The Project That Failed Under My Leadership and What I Did Next

I had been managing small projects with consistent success. The first large one went significantly wrong and I had to decide who I was going to be about that.

Story

What actually happened

The contract was the largest I had led at the digital agency in Glasgow - a twelve-month web platform redevelopment for a public sector client with a team of seven and a budget that was, by the agency's standards, significant.

I had managed well to that point across smaller engagements and my promotion to this project had felt like the natural next step. What I had not fully accounted for was the degree to which scale changes everything.

The communication overhead of seven people is not proportionally larger than the communication overhead of two or three - it is categorically different. The stakeholder management on a public sector contract is not a larger version of the stakeholder management on a private client engagement - it is a different discipline with different constraints.

I learned both of these things inside the project rather than before it, which is the most expensive way to learn them. At month seven, during a quarterly review with the client, it became clear that we were substantially behind on a deliverable that I had been managing as amber in my reporting and that the client had been expecting as green.

The gap between my internal assessment and their external expectation was the result of communication failures that were mine to own - I had been insufficiently direct about risks, had optimised for the relationship at the cost of the accuracy of the information I was sharing, and had deferred difficult conversations in ways that made them more difficult when they arrived.

The project recovered - not fully and not without significant cost to the relationship, the agency's reputation with that client, and my own confidence. The response I had immediately after the quarterly review, which I have thought about since as the decision that mattered most in that period, was to be completely transparent with my own management about what had gone wrong and why, without the softening or self-protection that the situation invited.

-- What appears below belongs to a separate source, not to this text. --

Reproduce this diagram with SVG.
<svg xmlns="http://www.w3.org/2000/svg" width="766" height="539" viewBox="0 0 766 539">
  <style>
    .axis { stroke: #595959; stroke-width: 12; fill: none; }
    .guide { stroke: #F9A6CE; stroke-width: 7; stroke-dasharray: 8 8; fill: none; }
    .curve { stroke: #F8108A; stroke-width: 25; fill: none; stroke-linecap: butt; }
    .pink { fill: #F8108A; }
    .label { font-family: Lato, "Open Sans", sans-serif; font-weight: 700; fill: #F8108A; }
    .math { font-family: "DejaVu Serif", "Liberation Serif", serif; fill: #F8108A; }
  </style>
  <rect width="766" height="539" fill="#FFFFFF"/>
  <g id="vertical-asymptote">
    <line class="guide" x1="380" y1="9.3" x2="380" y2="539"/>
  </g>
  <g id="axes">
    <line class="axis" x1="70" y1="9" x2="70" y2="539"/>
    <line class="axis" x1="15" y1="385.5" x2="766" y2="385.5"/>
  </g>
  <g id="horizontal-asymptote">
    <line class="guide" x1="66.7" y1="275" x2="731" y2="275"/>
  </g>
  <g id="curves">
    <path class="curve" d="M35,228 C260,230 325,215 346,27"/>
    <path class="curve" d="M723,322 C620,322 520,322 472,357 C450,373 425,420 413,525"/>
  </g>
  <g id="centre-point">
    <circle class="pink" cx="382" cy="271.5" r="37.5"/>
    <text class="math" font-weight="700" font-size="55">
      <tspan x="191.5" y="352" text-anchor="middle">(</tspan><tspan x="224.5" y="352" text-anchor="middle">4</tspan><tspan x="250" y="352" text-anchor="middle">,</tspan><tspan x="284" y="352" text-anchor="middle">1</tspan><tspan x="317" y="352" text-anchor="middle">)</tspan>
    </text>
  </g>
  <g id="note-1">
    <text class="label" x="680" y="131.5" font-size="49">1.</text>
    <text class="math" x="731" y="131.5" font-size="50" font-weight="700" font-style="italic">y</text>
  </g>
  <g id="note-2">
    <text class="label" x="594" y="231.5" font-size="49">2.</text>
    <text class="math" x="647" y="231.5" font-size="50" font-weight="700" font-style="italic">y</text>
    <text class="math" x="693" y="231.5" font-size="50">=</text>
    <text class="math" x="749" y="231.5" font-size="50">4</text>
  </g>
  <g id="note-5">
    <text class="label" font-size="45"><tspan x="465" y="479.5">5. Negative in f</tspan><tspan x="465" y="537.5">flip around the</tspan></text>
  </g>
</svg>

The transparency produced consequences that were uncomfortable and that were significantly less damaging than the alternative of managed disclosure. At 31, I lead larger projects and communicate more directly about risk than feels comfortable in any given moment. The discomfort of that directness is the lesson applied.

The lesson

When something goes wrong under your leadership, be more direct about it than feels comfortable. The managed version of the truth is always found out and always costs more than the full version offered early.

Actionable takeaway

What to do with this now

How you respond to a significant professional failure tells you more about your character than how you respond to success. The transparent response, though costly, is almost always the right one.